The solution is to provide better information to the donating public to help them make smarter giving decisions. The simplest solution would be for the government to require that charities spend a reasonable portion of their budgets on program services and state in all solicitations what percentage of a donor’s gift will be eaten up in fundraising costs. The only problem with this solution is that the courts have ruled on a number of occasions that fundraising solicitations are protected speech under the First Amendment and cannot be restrained by these requirements.

As a result of the outrage over poorly-performing veterans charities, some members of Congress are considering legislation that would require charities soliciting through the mail with reduced nonprofit postage rates to post specific organizational information for donors on the U.S. Postal Service’s internet site. A Congressional staffer from the U.S. House Committee on Oversight and Government Reform involved in crafting the proposed legislation said she remembered me saying how difficult it can be to obtain a charity’s audited financial statements when the charity does not want to provide them. She and AIP would like to see new requirements that would include disclosure of both the audits and tax forms of charities on the postal service’s web site.

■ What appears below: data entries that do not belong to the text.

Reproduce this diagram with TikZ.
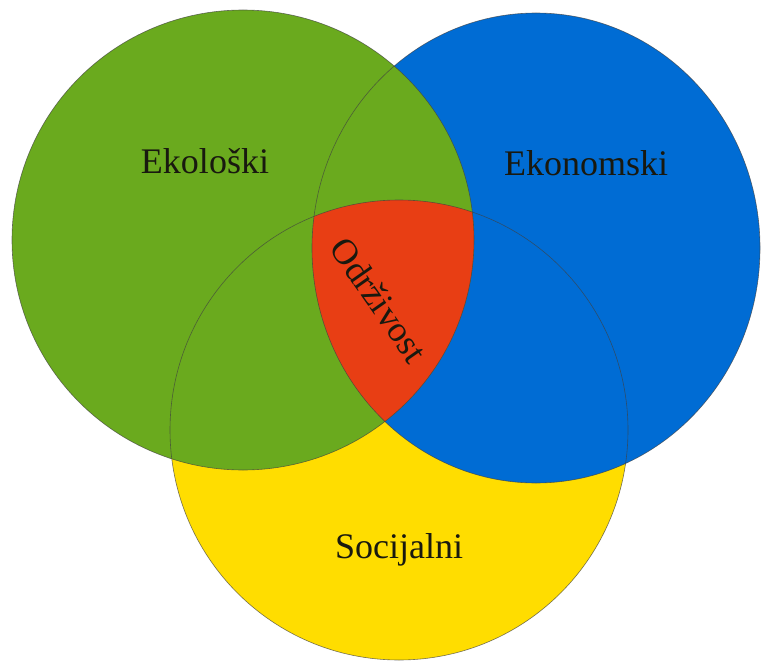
\documentclass[tikz,border=0pt]{standalone}
\usepackage{fontspec}
\setmainfont{Liberation Serif}
\definecolor{cgreen}{RGB}{106,170,30}
\definecolor{cblue}{RGB}{0,108,212}
\definecolor{cyellow}{RGB}{255,221,0}
\definecolor{cred}{RGB}{232,62,20}
\definecolor{ctext}{RGB}{25,25,15}
\tikzset{
  rim/.style={draw=black!75, line width=0.6bp, draw opacity=0.7},
  lab/.style={font=\fontsize{36bp}{40bp}\selectfont, text=ctext, inner sep=0pt},
}
\begin{document}
\begin{tikzpicture}[x=1bp,y=-1bp]
\useasboundingbox (0,0) rectangle (761,661);
\fill[white] (0,0) rectangle (761,661);
% fills
\fill[cyellow] (399,430) ellipse [x radius=229bp, y radius=230bp];
\fill[cblue] (536,248) ellipse [x radius=224bp, y radius=235bp];
\fill[cgreen] (243,240) ellipse [x radius=231bp, y radius=230bp];
\begin{scope}
  \clip (243,240) ellipse [x radius=231bp, y radius=230bp];
  \clip (536,248) ellipse [x radius=224bp, y radius=235bp];
  \fill[cred] (399,430) ellipse [x radius=229bp, y radius=230bp];
\end{scope}
% outlines
\draw[rim] (399,430) ellipse [x radius=229bp, y radius=230bp];
\draw[rim] (536,248) ellipse [x radius=224bp, y radius=235bp];
\draw[rim] (243,240) ellipse [x radius=231bp, y radius=230bp];
% labels
\node[lab, anchor=base] (eko) at (205,173) {Ekološki};
\node[lab, anchor=base] (ekon) at (586,175) {Ekonomski};
\node[lab, anchor=base] (soc) at (399,558) {Socijalni};
\node[lab, anchor=center, rotate=-55] (odr) at (379,300) {Održivost};
\end{tikzpicture}
\end{document}
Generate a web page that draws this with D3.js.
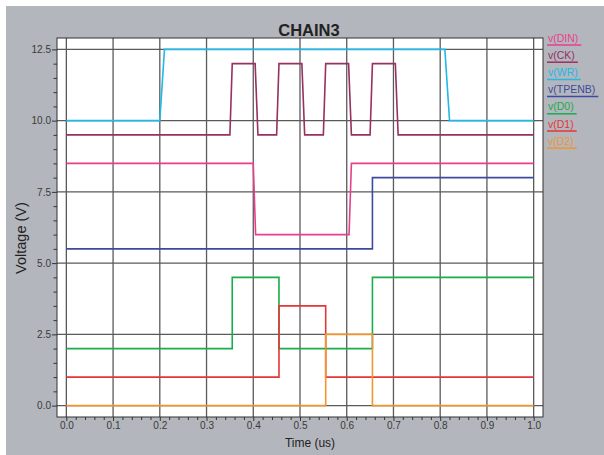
<!DOCTYPE html>
<html>
<head>
<meta charset="utf-8">
<script src="https://cdn.jsdelivr.net/npm/d3@7"></script>
<style>
	body { margin: 0; background: #fff; }
	svg { display: block; font-family: 'Liberation Sans', Arial, sans-serif; }
	.axis path { display: none; }
	.axis line { stroke: #333; }
	.axis text { fill: #3a3a3a; font-size: 10px; }
	.grid line { stroke: #5a5a5a; stroke-width: 1.3; }
	.trace { fill: none; stroke-width: 1.6; stroke-linejoin: miter; }
</style>
</head>
<body>
<script>
// series, in legend (and drawing) order
var seriesNames = ['v(DIN)', 'v(CK)', 'v(WR)', 'v(TPENB)', 'v(D0)', 'v(D1)', 'v(D2)'];
var seriesColors = ['#e83e8c', '#983060', '#22b8e8', '#3d4a9e', '#19ad4c', '#e63535', '#ef9630'];

// waveforms: time (us) / voltage (V)
var dinTime = [0, 0.4, 0.405, 0.605, 0.61, 1.0];
var dinVolt = [8.5, 8.5, 6.0, 6.0, 8.5, 8.5];

var ckTime = [0, 0.35, 0.355, 0.404, 0.41, 0.45, 0.455, 0.504, 0.51, 0.55, 0.555, 0.604, 0.61, 0.65, 0.655, 0.704, 0.71, 1.0];
var ckVolt = [9.5, 9.5, 12, 12, 9.5, 9.5, 12, 12, 9.5, 9.5, 12, 12, 9.5, 9.5, 12, 12, 9.5, 9.5];

var wrTime = [0, 0.2, 0.21, 0.81, 0.82, 1.0];
var wrVolt = [10, 10, 12.5, 12.5, 10, 10];

var tpenbTime = [0, 0.655, 0.655, 1.0];
var tpenbVolt = [5.5, 5.5, 8.0, 8.0];

var d0Time = [0, 0.355, 0.355, 0.455, 0.455, 0.655, 0.655, 1.0];
var d0Volt = [2.0, 2.0, 4.5, 4.5, 2.0, 2.0, 4.5, 4.5];

var d1Time = [0, 0.455, 0.455, 0.555, 0.555, 1.0];
var d1Volt = [1.0, 1.0, 3.5, 3.5, 1.0, 1.0];

var d2Time = [0, 0.555, 0.555, 0.655, 0.655, 1.0];
var d2Volt = [0, 0, 2.5, 2.5, 0, 0];

var xTicks = [0, 0.1, 0.2, 0.3, 0.4, 0.5, 0.6, 0.7, 0.8, 0.9, 1.0];
var yTicks = [0, 2.5, 5.0, 7.5, 10.0, 12.5];

function ChainChart() {
	this.chart = {};
	this.data = {};
	this.data.times = [dinTime, ckTime, wrTime, tpenbTime, d0Time, d1Time, d2Time];
	this.data.volts = [dinVolt, ckVolt, wrVolt, tpenbVolt, d0Volt, d1Volt, d2Volt];

	this.props = {};
	this.props.width = 604;
	this.props.height = 455;
	this.props.plot = { left: 57, right: 543, top: 38, bottom: 417 };
}

ChainChart.prototype.createChart = function() {
	var p = this.props.plot;
	this.chart.svg = d3.select('body')
		.append('svg')
		.attr('width', this.props.width)
		.attr('height', this.props.height);

	// gray panel
	this.chart.svg.append('rect')
		.attr('x', 6)
		.attr('y', 6)
		.attr('width', this.props.width - 6)
		.attr('height', this.props.height - 6)
		.attr('fill', '#b3b6bc');

	this.chart.svg.append('rect')
		.attr('x', p.left)
		.attr('y', p.top)
		.attr('width', p.right - p.left)
		.attr('height', p.bottom - p.top)
		.attr('fill', '#fff');

	this.chart.x = d3.scaleLinear()
		.domain([-0.02, 1.02])
		.range([p.left, p.right]);
	this.chart.y = d3.scaleLinear()
		.domain([-0.4, 12.9])
		.range([p.bottom, p.top]);
}

ChainChart.prototype.addGrid = function() {
	var that = this;
	var p = this.props.plot;
	var grid = this.chart.svg.append('g').attr('class', 'grid');

	grid.selectAll('.vgrid')
		.data(xTicks)
		.enter()
		.append('line')
			.attr('x1', function(d) { return that.chart.x(d); })
			.attr('x2', function(d) { return that.chart.x(d); })
			.attr('y1', p.top)
			.attr('y2', p.bottom);

	grid.selectAll('.hgrid')
		.data(yTicks)
		.enter()
		.append('line')
			.attr('x1', p.left)
			.attr('x2', p.right)
			.attr('y1', function(d) { return that.chart.y(d); })
			.attr('y2', function(d) { return that.chart.y(d); });
}

ChainChart.prototype.addAxes = function() {
	var p = this.props.plot;
	var fmt = d3.format('.1f');

	var xMinor = d3.range(0, 51).map(function(i) { return i / 50; })
		.filter(function(d, i) { return i % 5 !== 0; });
	var yMinor = d3.range(0, 26).map(function(i) { return i / 2; })
		.filter(function(d, i) { return i % 5 !== 0; });

	this.chart.svg.append('g')
		.attr('class', 'x axis')
		.attr('transform', 'translate(0,' + p.bottom + ')')
		.call(d3.axisBottom(this.chart.x).tickValues(xTicks).tickFormat(fmt).tickSize(4).tickPadding(1));
	this.chart.svg.append('g')
		.attr('class', 'x axis')
		.attr('transform', 'translate(0,' + p.bottom + ')')
		.call(d3.axisBottom(this.chart.x).tickValues(xMinor).tickFormat('').tickSize(3));

	this.chart.svg.append('g')
		.attr('class', 'y axis')
		.attr('transform', 'translate(' + p.left + ',0)')
		.call(d3.axisLeft(this.chart.y).tickValues(yTicks).tickFormat(fmt).tickSize(5).tickPadding(1));
	this.chart.svg.append('g')
		.attr('class', 'y axis')
		.attr('transform', 'translate(' + p.left + ',0)')
		.call(d3.axisLeft(this.chart.y).tickValues(yMinor).tickFormat('').tickSize(3.5));

	// frame
	this.chart.svg.append('rect')
		.attr('x', p.left)
		.attr('y', p.top)
		.attr('width', p.right - p.left)
		.attr('height', p.bottom - p.top)
		.attr('fill', 'none')
		.attr('stroke', '#333')
		.attr('stroke-width', 1);

	this.chart.svg.append('text')
		.attr('x', 310)
		.attr('y', 447)
		.attr('text-anchor', 'middle')
		.style('font-size', '12px')
		.style('fill', '#222')
		.text('Time (us)');

	this.chart.svg.append('text')
		.attr('transform', 'translate(26,238) rotate(-90)')
		.attr('text-anchor', 'middle')
		.style('font-size', '14.5px')
		.style('fill', '#222')
		.text('Voltage (V)');

	this.chart.svg.append('text')
		.attr('x', 309)
		.attr('y', 36)
		.attr('text-anchor', 'middle')
		.style('font-size', '16.5px')
		.style('font-weight', 'bold')
		.style('fill', '#222')
		.text('CHAIN3');
}

ChainChart.prototype.addTraces = function() {
	var that = this;
	var line = d3.line()
		.x(function(d) { return that.chart.x(d[0]); })
		.y(function(d) { return that.chart.y(d[1]); });

	this.chart.svg.selectAll('.trace')
		.data(seriesNames)
		.enter()
		.append('path')
			.attr('class', 'trace')
			.attr('stroke', function(d, i) { return seriesColors[i]; })
			.attr('d', function(d, i) {
				return line(d3.zip(that.data.times[i], that.data.volts[i]));
			});
}

ChainChart.prototype.addLegend = function() {
	var legend = this.chart.svg.append('g')
		.attr('class', 'legend')
		.attr('transform', 'translate(548,0)');

	var rows = legend.selectAll('.row')
		.data(seriesNames)
		.enter()
		.append('g')
			.attr('transform', function(d, i) { return 'translate(0,' + (41.5 + i * 17.2) + ')'; });

	rows.append('text')
		.style('font-size', '10.5px')
		.style('fill', function(d, i) { return seriesColors[i]; })
		.text(function(d) { return d; });

	rows.append('line')
		.attr('x1', -1)
		.attr('y1', 3.5)
		.attr('y2', 3.5)
		.attr('x2', function() {
			return this.parentNode.querySelector('text').getComputedTextLength() + 3;
		})
		.attr('stroke', function(d, i) { return seriesColors[i]; })
		.attr('stroke-width', 1.5);
}

var chain = new ChainChart();
chain.createChart();
chain.addGrid();
chain.addAxes();
chain.addTraces();
chain.addLegend();
</script>
</body>
</html>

I also communicated to the House Committee that charities should be required to disclose on the post office’s web site their contracts with professional fundraisers which spell out what portion of contributions will go to the charity or what fixed amount will be paid to the fundraiser. If a charity has multiple contracts with the same fundraiser, it is very difficult for a donor to know under what contract they are being solicited, even if they are able to obtain copies of contracts that are filed with a state. Ideally, there should be a number on every charity mailing that a donor can punch into the post office’s web site database to find the underlying fundraising contract.

Just as the Sarbanes-Oxley Act requires the CEO of a business to approve of and take responsibility for a business’s financial statements, the chief staff officer of a charity should approve of and take responsibility for the content of all mass direct mail solicitations. I told the House Committee that it is important that the proposed post office database include a record of the top charity official agreeing to the content of each mailing. Too often when AIP has complained to charity officials about a misleading or questionable solicitation the charity responds that the marketing or fundraising staff or consultants mailed it without the top executive officers having seen it.

It is also wrong that for-profit fundraising companies can receive huge, 40% postage discounts off of the standard mail rates, when such companies receive, by far, the largest share of contributions from charity solicitation mailings. This unwarranted subsidy causes everyone else to pay more for postage. It also causes there to be more aggressive and untruthful solicitations from companies driven more by profit motives than charitable ones. The Postal Service is considering eliminating an exception made in 2003 to the cooperative mail rule that allowed commercial fundraising companies to send fundraising mailings at reduced, nonprofit rates if they partnered with a charity and met some meager requirements. Hopefully, the post office will make stronger rules that will sharply limit the number of undeserving fundraising companies that receive reduced rate nonprofit mailing privileges.

In another promising development, Congress is considering expanding the authority of the Federal Trade Commission (FTC) over charities in an effort to deter charity wrongdoers and protect donors. A release from the U.S. Senate Committee on Commerce, Science and Transportation says that “Currently, some non-profits have used their tax-exempt status as a shield to block FTC enforcement action.” A bill introduced last April by the Senate Committee calls for strengthening the FTC and expanding its “authority to regulate non-profits for unfair or deceptive acts or practices.” The FTC, which is well-known for protecting consumers, may be granted the power to penalize charities that, for example, make a habit of asking for donations for one purpose, but then use them for another, such as enriching a fundraising company.